The theater of the mind has returned with a vengeance.

Fed up with the FCC’s murky guidelines as to what qualifies as indecent, Stern announced in the fall of 2004 that he was leaving "terrestrial" airwaves for a five-year, $500 million deal on Sirius satellite radio. He served out the rest of his contract with Infinity Broadcasting (which syndicated his show in 45 markets), but the last months of the show were strained. Old bits could no longer be played for fear of fines in the post-Janet’s-breast-at-the-Super-Bowl world. Strippers and porn stars, staples of Stern’s show, were noticeably absent. Eventually, the show devolved into one giant commercial for Sirius. Stern couldn’t wait to bust out.

On Monday, Stern busted.

Inside the new studio, custom-built for the show, Stern sat behind a massive U-shaped desk. To his left, sidekick Artie Lange and sound-effects man Fred Norris flanked the show’s writers and new addition, announcer George (Captain Sulu) Takei; newswoman Robin Quivers sat in a glass booth in front of Stern while a mass of robotic cameras for his on-demand cable-TV network swiveled overhead. All the goodies from the old studio, such as the Tickle Chair, Robospanker, and Wheel of Sex, stood guard to Stern’s right, next to a mirrored bookcase filled with show relics like the Gary Puppet (modeled after producer Gary Dell’ Abate), as well as bottles and bottles of vodka.
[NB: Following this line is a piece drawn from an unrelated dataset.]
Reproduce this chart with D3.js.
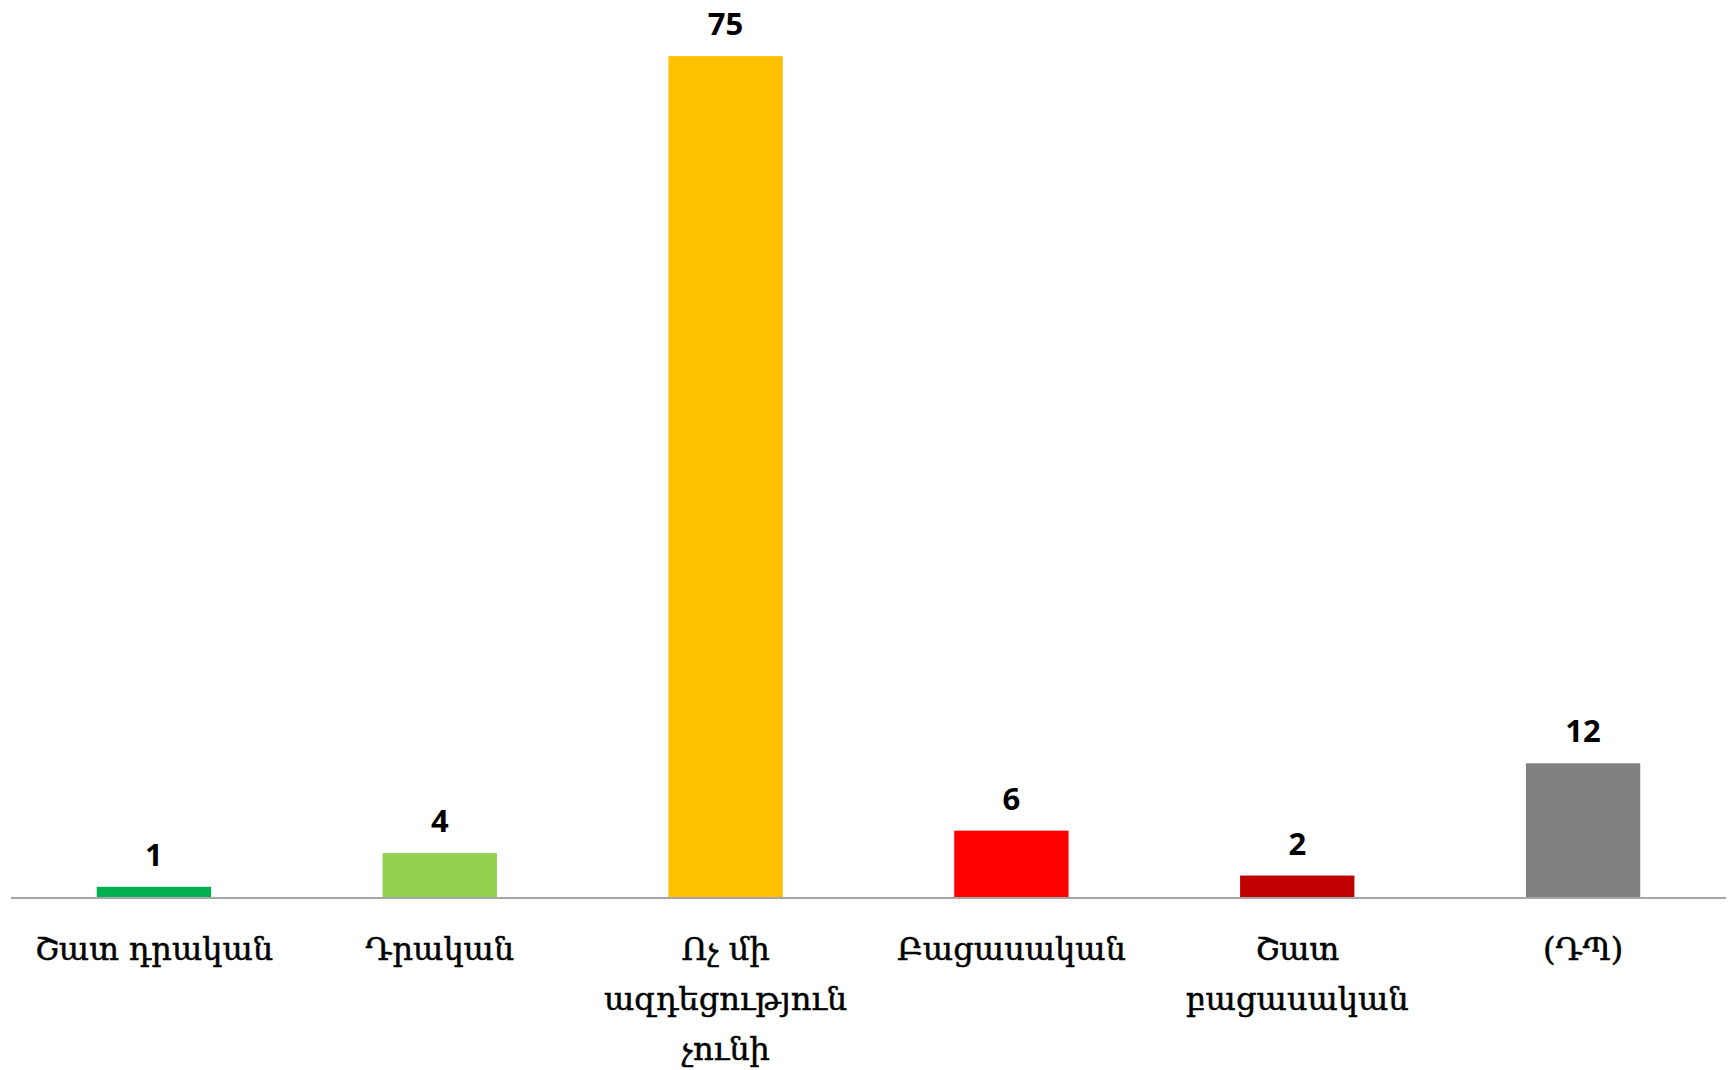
<!DOCTYPE html>
<html>
<head>
<meta charset="utf-8">
<script src="https://cdn.jsdelivr.net/npm/d3@7"></script>
<style>
  body { margin: 0; background: #fff; }
</style>
</head>
<body>
<div id="chart"></div>
<script>
// Données
const categories = ["Շատ դրական", "Դրական", "Ոչ մի\nազդեցություն\nչունի", "Բացասական", "Շատ\nբացասական", "(ԴՊ)"];
const values = [1, 4, 75, 6, 2, 12];
const barColors = ["#00B050", "#92D050", "#FFC000", "#FF0000", "#C00000", "#808080"];

const width = 1733, height = 1070;
const margin = { top: 0, right: 7, bottom: 172, left: 11 };
const axisY = height - margin.bottom;

const svg = d3.select("#chart").append("svg")
    .attr("width", width).attr("height", height);

const x = d3.scaleBand()
    .domain(categories)
    .range([margin.left, width - margin.right])
    .paddingInner(0.6).paddingOuter(0.3);

const y = d3.scaleLinear().domain([0, 80]).range([axisY, margin.top]);

// Barres
svg.selectAll("rect.bar")
    .data(values)
    .enter().append("rect")
    .attr("class", "bar")
    .attr("x", (d, i) => x(categories[i]))
    .attr("y", d => y(d))
    .attr("width", x.bandwidth())
    .attr("height", d => axisY - y(d))
    .style("fill", (d, i) => barColors[i]);

// Axe horizontal
svg.append("line")
    .attr("x1", margin.left).attr("x2", width - margin.right)
    .attr("y1", axisY).attr("y2", axisY)
    .style("stroke", "#A6A6A6").style("stroke-width", 2);

// Étiquettes de valeurs
svg.selectAll("text.val")
    .data(values)
    .enter().append("text")
    .attr("class", "val")
    .attr("x", (d, i) => x(categories[i]) + x.bandwidth() / 2)
    .attr("y", d => y(d) - 21)
    .attr("text-anchor", "middle")
    .style("font-family", "'Open Sans', sans-serif")
    .style("font-weight", "bold")
    .style("font-size", "31px")
    .style("fill", "#000")
    .text(d => d);

// Étiquettes de catégories
const labels = svg.selectAll("text.cat")
    .data(categories)
    .enter().append("text")
    .attr("class", "cat")
    .attr("text-anchor", "middle")
    .style("font-family", "'DejaVu Serif', serif")
    .style("font-size", "32px")
    .style("fill", "#000")
    .style("stroke", "#000")
    .style("stroke-width", 0.5);

labels.each(function (d) {
    const cx = x(d) + x.bandwidth() / 2;
    d.split("\n").forEach((line, i) => {
        d3.select(this).append("tspan")
            .attr("x", cx)
            .attr("y", axisY + 62 + i * 50)
            .text(line);
    });
});
</script>
</body>
</html>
Stern’s first order of business was to address a rumor that he and long-time girlfriend Beth Ostrosky had gotten married over the holidays. He told everyone they had, only to recant, admitting that he was playing a joke on the staff (sort of a strange way to kick things off for a man who prizes honesty on the air). He then listed the darkest secrets of 11 members of the staff (which included masturbating while watching family members urinate, and sex with meat and vegetables), which would be matched to the confessor on a later show, and discussed varieties of oral and anal sex with Takei. All uncensored. You could hear the glee in Stern’s voice. The X-rated candy-store window he had pressed his nose up against for the last 25 years was smashed to bits, and all the sexed-up, grossed-out inventory was his for the taking.
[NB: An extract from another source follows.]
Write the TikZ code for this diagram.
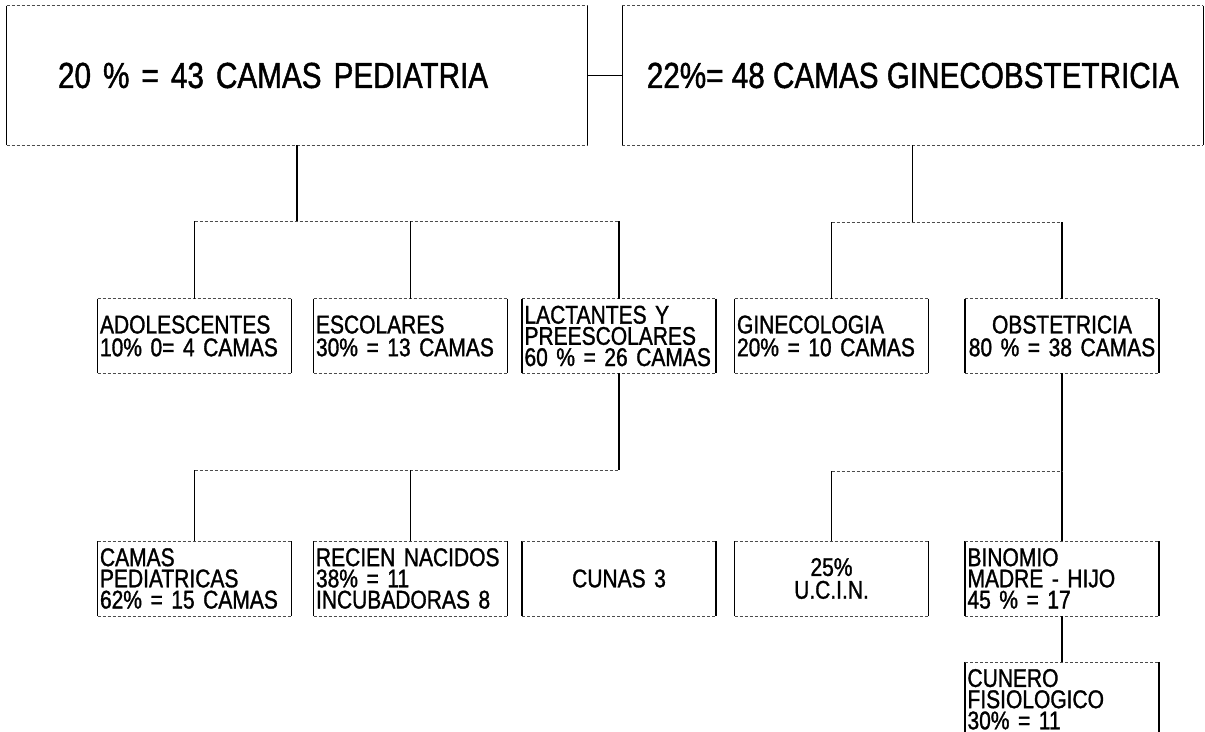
\documentclass[tikz,border=0pt]{standalone}
\usepackage{fontspec}
\setmainfont{Liberation Sans}
\newfontfamily\narrowsans[FakeStretch=0.82, FakeBold=1.2]{Liberation Sans}
\usetikzlibrary{positioning}

\begin{document}
\begin{tikzpicture}[
      x=0.5pt, y=-0.5pt,
      % uprights of the boxes and the drops: solid
      upright/.style={line width=0.65pt, black},
      % top and bottom edges and the bus lines: broken, as on the scan
      rim/.style={line width=0.4pt, black!70, dash pattern=on 1.5pt off 1pt},
      title/.style={minimum width=290pt, minimum height=69.5pt, inner ysep=0pt,
        font=\narrowsans\fontsize{18.1}{22}\selectfont},
      ward/.style={text width=94.5pt, inner xsep=1pt, inner ysep=0pt, minimum height=37pt,
        align=left, font=\narrowsans\fontsize{12.8}{11.4}\selectfont},
      tight/.style={font=\narrowsans\fontsize{12.8}{10.6}\selectfont}
    ]

    \useasboundingbox (0,0) rectangle (1205,732);
    \clip (0,0) rectangle (1205,732);

    % --- top level ---
    \node[title, text width=239pt, inner xsep=25.5pt, align=left] (ped) at (297,75.5)
      {20 \% = 43 CAMAS PEDIATRIA};
    \node[title, right=17.5pt of ped] (gin) {22\%= 48 CAMAS GINECOBSTETRICIA};

    % --- second level ---
    \node[ward] (ado) at (194.5,336) {ADOLESCENTES\\10\% 0= 4 CAMAS};
    \node[ward] (esc) at (410.5,336) {ESCOLARES\\30\% = 13 CAMAS};
    \node[ward, tight] (lac) at (619,336) {LACTANTES Y\\PREESCOLARES\\60 \% = 26 CAMAS};
    \node[ward] (gic) at (831.5,336) {GINECOLOGIA\\20\% = 10 CAMAS};
    \node[ward, align=center] (obs) at (1062,336) {OBSTETRICIA\\80 \% = 38 CAMAS};

    % --- third level ---
    \node[ward, tight] (cpe) at (194.5,578.5) {CAMAS\\PEDIATRICAS\\62\% = 15 CAMAS};
    \node[ward, tight] (rn)  at (410.5,578.5) {RECIEN NACIDOS\\38\% = 11\\INCUBADORAS 8};
    \node[ward, align=center] (cun)  at (619,578.5)   {CUNAS 3};
    \node[ward, align=center] (ucin) at (831.5,578.5) {25\%\\U.C.I.N.};
    \node[ward, tight] (bin) at (1062,578.5) {BINOMIO\\MADRE - HIJO\\45 \% = 17};
    \node[ward, tight, below=23pt of bin] (cfi) {CUNERO\\FISIOLOGICO\\30\% = 11};

    % --- box sides ---
    \foreach \n in {ped, gin, ado, esc, lac, gic, obs, cpe, rn, cun, ucin, bin, cfi} {
      \draw[upright] (\n.north west) -- (\n.south west) (\n.north east) -- (\n.south east);
      \draw[rim] (\n.north west) -- (\n.north east) (\n.south west) -- (\n.south east);
    }

    % --- pediatria branch ---
    \draw[upright] (ped.east) -- (gin.west);
    \path (ped.south) ++(0,76) coordinate (pedbus);
    \draw[upright] (ped.south) -- (pedbus);
    \draw[rim] (ado.north |- pedbus) -- (lac.north |- pedbus);
    \foreach \n in {ado, esc, lac}
      \draw[upright] (\n.north |- pedbus) -- (\n.north);

    \path (lac.south) ++(0,97) coordinate (lacbus);
    \draw[upright] (lac.south) -- (lacbus);
    \draw[rim] (cpe.north |- lacbus) -- (lacbus);
    \foreach \n in {cpe, rn}
      \draw[upright] (\n.north |- lacbus) -- (\n.north);

    % --- ginecobstetricia branch ---
    \path (gin.south) ++(0,77) coordinate (ginbus);
    \draw[upright] (gin.south) -- (ginbus);
    \draw[rim] (gic.north |- ginbus) -- (obs.north |- ginbus);
    \foreach \n in {gic, obs}
      \draw[upright] (\n.north |- ginbus) -- (\n.north);

    \path (obs.south) ++(0,98) coordinate (obsbus);
    \draw[upright] (obs.south) -- (bin.north);
    \draw[rim] (ucin.north |- obsbus) -- (obsbus);
    \draw[upright] (ucin.north |- obsbus) -- (ucin.north);
    \draw[upright] (bin.south) -- (cfi.north);

  \end{tikzpicture}
\end{document}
In the past, the FCC and its unwitting agent, WXRK (Stern’s old flagship station) general manager Tom Chiusano armed with his infamous dump censor button, might have busted in and busted heads with Stern the second he muttered a phrase like "mud on the turtle" during a conversation about anal sex. The fights with guys like Chiusano were often a large part of the old show’s appeal — the entire plot of Howard Stern’s Private Parts focused on Stern flipping the bird to authority figures (remember Pig Vomit?). But today, after 25 years of painting himself — and not without good reason — as a man crucified by the FCC, that part of Stern’s cachet is gone. And he’s fully aware of it. (Stern did address grumblings that the FCC would try to regulate satellite radio now that he’s arrived: "This is a private affair," he said. "If they go after us, this mean’s cable is going away, books are going away ... there is no legal justification.") But at 51, he’s made the choice to trade in the rebel-yell headaches for the freedom to do whatever he wants. Now he just has to get people to pay for that freedom.

Is anybody out there?
An hour into the Monday broadcast, Quivers asked Stern how he was feeling.

"How do I feel?" answered Stern. "There’s four people listening."

"Yeah, it kind of feels like we’re just talking to each other," replied Quivers.